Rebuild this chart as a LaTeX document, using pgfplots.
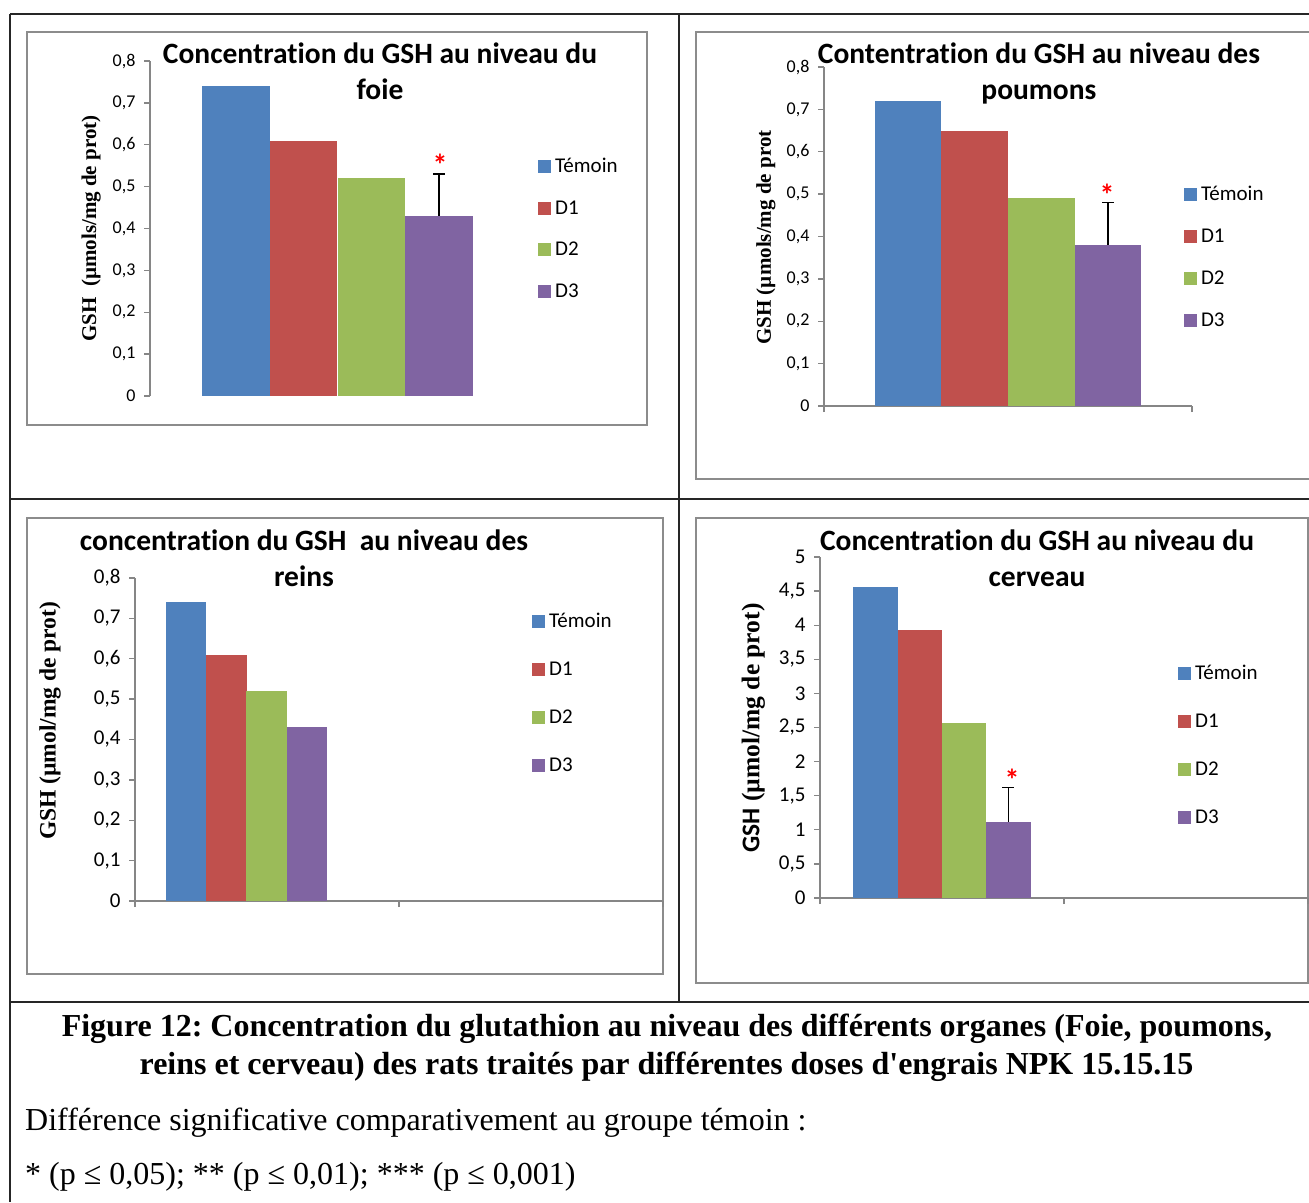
\documentclass[border=0pt]{standalone}
\usepackage{fontspec}
\setmainfont{Liberation Serif}
\newfontfamily\calibri[Ligatures=NoCommon]{Carlito}
\usepackage{pgfplots}
\pgfplotsset{compat=1.18}
\definecolor{cT}{HTML}{4F81BD}
\definecolor{cDa}{HTML}{C0504D}
\definecolor{cDb}{HTML}{9BBB59}
\definecolor{cDc}{HTML}{8064A2}
\definecolor{axg}{HTML}{868686}
\definecolor{frm}{HTML}{8C8C8C}
\newcommand\fs[2]{\fontsize{#1}{#2}\selectfont}
\newcommand\sq[1]{\addlegendimage{legend image code/.code={\fill[#1] (0pt,-6pt) rectangle (12pt,6pt);}}}
\tikzset{redstar/.style={text=red, font=\calibri\bfseries\fs{30}{30}, yshift=-5pt}}
\pgfplotsset{
  gsh/.style={
    scale only axis, anchor=south west, clip=false,
    axis y line*=left, axis x line*=bottom,
    axis line style={axg, line width=1.3pt},
    tick style={axg, line width=1.3pt},
    tick align=outside, major tick length=6pt,
    ymin=0, xmin=0, xmax=2,
    /pgf/number format/use comma,
    /pgf/number format/fixed,
    /pgf/number format/assume math mode=true,
    yticklabel style={font=\calibri\fs{18}{21}, xshift=-5pt},
    xticklabels={},
    legend cell align=left,
    legend style={draw=none, fill=none, inner sep=0pt, anchor=north west,
       nodes={inner sep=1pt, text height=17pt, text depth=4pt},
       font=\calibri\fs{21}{25}, column sep=3.5pt},
    title style={font=\calibri\bfseries\fs{29.5}{36}, align=center, anchor=center},
    ylabel style={font=\bfseries\fs{21}{25}, anchor=center},
  },
  err/.style={error bars/.cd, y dir=plus, y explicit,
    error bar style={draw=black, line width=1.6pt},
    error mark options={rotate=90, draw=black, line width=1.6pt, mark size=6pt}},
}
\frenchspacing
\begin{document}
\begin{tikzpicture}[x=1pt,y=-1pt]
\useasboundingbox (0,0) rectangle (1309,1202);
% table lines
\begin{scope}[line width=1.5pt, black!85]
\draw (10,14) -- (1309,14);
\draw (10,14) -- (10,1202);
\draw (679,14) -- (679,1002);
\draw (10,499) -- (1309,499);
\draw (10,1002) -- (1309,1002);
\end{scope}
% chart frames
\begin{scope}[line width=2.5pt, frm]
\draw (27,32) rectangle (647,425);
\draw (1312,32) -- (696,32) -- (696,479) -- (1312,479);
\draw (27,518) rectangle (663,974);
\draw (696,518) rectangle (1308,983);
\end{scope}

% ---------- chart 1 : foie
\begin{axis}[gsh, at={(150pt,-396pt)}, width=375pt, height=335pt,
  ymax=0.8, ytick={0,0.1,0.2,0.3,0.4,0.5,0.6,0.7,0.8}, xtick=\empty,
  x axis line style={draw=none},
  title={Concentration du GSH au niveau du\\foie},
  title style={at={(axis description cs:0.6133,0.9523)}},
  ylabel={GSH\ \ (µmols/mg de prot)},
  ylabel style={at={(axis description cs:-0.157,0.5)}},
  legend style={at={(axis description cs:1.0347,0.7209)}, row sep=18.5pt}]
\sq{cT}\addlegendentry{Témoin}
\sq{cDa}\addlegendentry{D1}
\sq{cDb}\addlegendentry{D2}
\sq{cDc}\addlegendentry{D3}
\addplot[ybar, bar width=67.75pt, bar shift=-101.6pt, fill=cT, draw=none, forget plot] coordinates {(1,0.74)};
\addplot[ybar, bar width=67.75pt, bar shift=-33.9pt, fill=cDa, draw=none, forget plot] coordinates {(1,0.61)};
\addplot[ybar, bar width=67.75pt, bar shift=33.9pt, fill=cDb, draw=none, forget plot] coordinates {(1,0.52)};
\addplot[ybar, bar width=67.75pt, bar shift=0pt, fill=cDc, draw=none, forget plot, err] coordinates {(1.5419,0.43) +- (0,0.10)};
\node[redstar] at (axis cs:1.547,0.5636) {*};
\end{axis}

% ---------- chart 2 : poumons
\begin{axis}[gsh, at={(824pt,-406pt)}, width=368pt, height=339pt,
  ymax=0.8, ytick={0,0.1,0.2,0.3,0.4,0.5,0.6,0.7,0.8}, xtick={0,2},
  title={Contentration du GSH au niveau des\\poumons},
  title style={at={(axis description cs:0.584,0.9632)}},
  ylabel={GSH (µmols/mg de prot},
  ylabel style={at={(axis description cs:-0.1576,0.497)}},
  legend style={at={(axis description cs:0.978,0.6593)}, row sep=19pt}]
\sq{cT}\addlegendentry{Témoin}
\sq{cDa}\addlegendentry{D1}
\sq{cDb}\addlegendentry{D2}
\sq{cDc}\addlegendentry{D3}
\addplot[ybar, bar width=66.75pt, bar shift=-100.1pt, fill=cT, draw=none, forget plot] coordinates {(1,0.72)};
\addplot[ybar, bar width=66.75pt, bar shift=-33.4pt, fill=cDa, draw=none, forget plot] coordinates {(1,0.65)};
\addplot[ybar, bar width=66.75pt, bar shift=33.4pt, fill=cDb, draw=none, forget plot] coordinates {(1,0.49)};
\addplot[ybar, bar width=66.75pt, bar shift=0pt, fill=cDc, draw=none, forget plot, err] coordinates {(1.544,0.38) +- (0,0.10)};
\node[redstar] at (axis cs:1.538,0.5097) {*};
\end{axis}

% ---------- chart 3 : reins
\begin{axis}[gsh, at={(135pt,-901pt)}, width=528pt, height=323pt,
  ymax=0.8, ytick={0,0.1,0.2,0.3,0.4,0.5,0.6,0.7,0.8}, xtick={0,1,2},
  yticklabel style={font=\calibri\fs{21}{24}},
  title={concentration du GSH~~au niveau des\\reins},
  title style={at={(axis description cs:0.3201,1.0433)}},
  ylabel={GSH (µmol/mg de prot)},
  ylabel style={at={(axis description cs:-0.161,0.558)}, font=\bfseries\fs{23.5}{27}},
  legend style={at={(axis description cs:0.7519,0.9025)}, row sep=25pt}]
\sq{cT}\addlegendentry{Témoin}
\sq{cDa}\addlegendentry{D1}
\sq{cDb}\addlegendentry{D2}
\sq{cDc}\addlegendentry{D3}
\addplot[ybar, bar width=40.25pt, bar shift=-60.4pt, fill=cT, draw=none, forget plot] coordinates {(0.4223,0.74)};
\addplot[ybar, bar width=40.25pt, bar shift=-20.1pt, fill=cDa, draw=none, forget plot] coordinates {(0.4223,0.61)};
\addplot[ybar, bar width=40.25pt, bar shift=20.1pt, fill=cDb, draw=none, forget plot] coordinates {(0.4223,0.52)};
\addplot[ybar, bar width=40.25pt, bar shift=60.4pt, fill=cDc, draw=none, forget plot] coordinates {(0.4223,0.43)};
\end{axis}

% ---------- chart 4 : cerveau
\begin{axis}[gsh, at={(820pt,-898pt)}, width=488pt, height=341pt,
  ymax=5, ytick={0,0.5,1,1.5,2,2.5,3,3.5,4,4.5,5}, xtick={0,1,2},
  yticklabel style={font=\calibri\fs{21}{24}},
  title={Concentration du GSH au niveau du\\cerveau},
  title style={at={(axis description cs:0.4447,0.978)}},
  ylabel={{\calibri GSH} (µmol/mg de prot)},
  ylabel style={at={(axis description cs:-0.1365,0.4985)}, font=\bfseries\fs{25.5}{28}},
  legend style={at={(axis description cs:0.7336,0.6944)}, row sep=25pt}]
\sq{cT}\addlegendentry{Témoin}
\sq{cDa}\addlegendentry{D1}
\sq{cDb}\addlegendentry{D2}
\sq{cDc}\addlegendentry{D3}
\addplot[ybar, bar width=44.25pt, bar shift=-66.4pt, fill=cT, draw=none, forget plot] coordinates {(0.5,4.56)};
\addplot[ybar, bar width=44.25pt, bar shift=-22.1pt, fill=cDa, draw=none, forget plot] coordinates {(0.5,3.93)};
\addplot[ybar, bar width=44.25pt, bar shift=22.1pt, fill=cDb, draw=none, forget plot] coordinates {(0.5,2.56)};
\addplot[ybar, bar width=44.25pt, bar shift=0pt, fill=cDc, draw=none, forget plot, err] coordinates {(0.7721,1.12) +- (0,0.50)};
\node[redstar] at (axis cs:0.787,1.80) {*};
\end{axis}

% caption
\node[anchor=base, inner sep=0pt, font=\bfseries\fs{32}{38}] at (667,1036) {Figure 12: Concentration du glutathion au niveau des différents organes (Foie, poumons,};
\node[anchor=base, inner sep=0pt, font=\bfseries\fs{32}{38}] at (666.5,1074) {reins et cerveau) des rats traités par différentes doses d\textquotesingle engrais NPK 15.15.15};
\node[anchor=base west, inner sep=0pt, font=\fs{32}{38}] at (25,1130) {Différence significative comparativement au groupe témoin :};
\node[anchor=base west, inner sep=0pt, font=\fs{32}{38}] at (25,1184) {* (p ≤ 0,05); ** (p ≤ 0,01); *** (p ≤ 0,001)};
\end{tikzpicture}
\end{document}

+---+

• _Aim of the exercise_: Copy all lines in the listing above where the string "chart" appears.

• _Task answer_:
Rebuild this chart as a LaTeX document, using pgfplots.
% chart frames
% ---------- chart 1 : foie
% ---------- chart 2 : poumons
% ---------- chart 3 : reins
% ---------- chart 4 : cerveau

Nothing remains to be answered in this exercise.